Así, mecido por el viento que baja desde la Sierra Nevada hasta las 7.000 hectáreas del Santuario, este hijo del clan Pushaina relata sus historias y las de sus antepasados mientras los imponentes flamencos sobrevuelan el cielo despejado. A la vuelta lo espera su esposa, con la manta de nuevo henchida por el viento.

Picasa

El hotel Waya Guajira, que se inaugura hoy, es el primero de alto nivel construido en la región.

La Alta Guajira

Cuando los españoles llegaron a La Guajira en la época de la Conquista, no la tuvieron fácil. La confrontación con los wayuu fue intensa desde cuando las tropas decidieron ocupar las costas ricas en perlas de Carrizal y del Cabo de la Vela para hacerse a ellas.

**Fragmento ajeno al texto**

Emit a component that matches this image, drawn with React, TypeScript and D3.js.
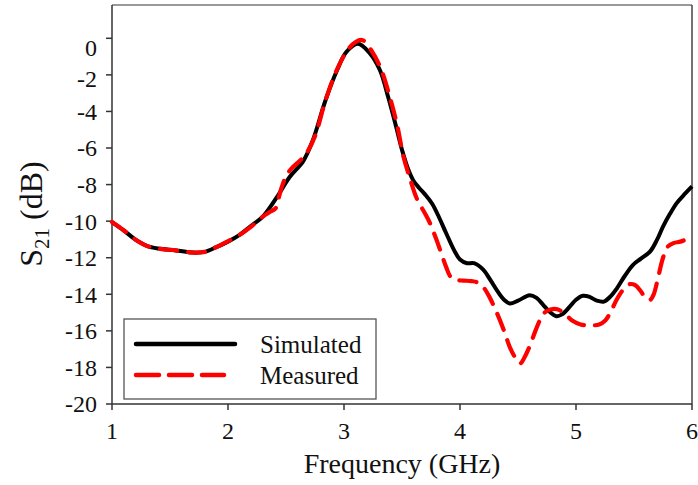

Las tácticas de guerra de la etnia local les dificultó el paso, y los ataques diezmaron a los foráneos. Los wayuu eran inferiores en armamento, pero sabían incomodar a los conquistadores con flechas envenenadas en un paisaje que para los europeos resultaba imposible de descifrar.

En ese punto del Cabo de la Vela que ahora visitan miles de turistas nació el término 'Alijuna', que proviene de Ayi (dolor) y juna (honda), con el que todavía hacen referencia a los foráneos no nacidos en La Guajira y con el que entonces llamaban a 'Los que lanzaban hondas que les causaban dolor', en una clara referencia a las armas.

A ese lugar mítico en el que se cruzan el mar, el viento y la arena llegan hoy caravanas de turistas que visitan Manaure –donde se extrae la sal marina–, pasan por la bellísima playa de Mayapo y siguen de largo hasta la Alta Guajira para conocer el extremo del continente en la árida Punta Gallinas y visitar poblaciones casi perdidas en el mapa como Nazareth o el milagro del verde en medio del desierto en el Parque Nacional Natural Macuira.

Por avión y por carro. Desde Riohacha, en automóvil, el recorrido hasta Albania tarda tan solo una hora. En avión es necesario hacer trasbordo en Bogotá y viajar en conexión hasta Riohacha. Albania ofrece además la posibilidad de visitar la mina del Cerrejón. En un año estrenará su propio Museo Interactivo.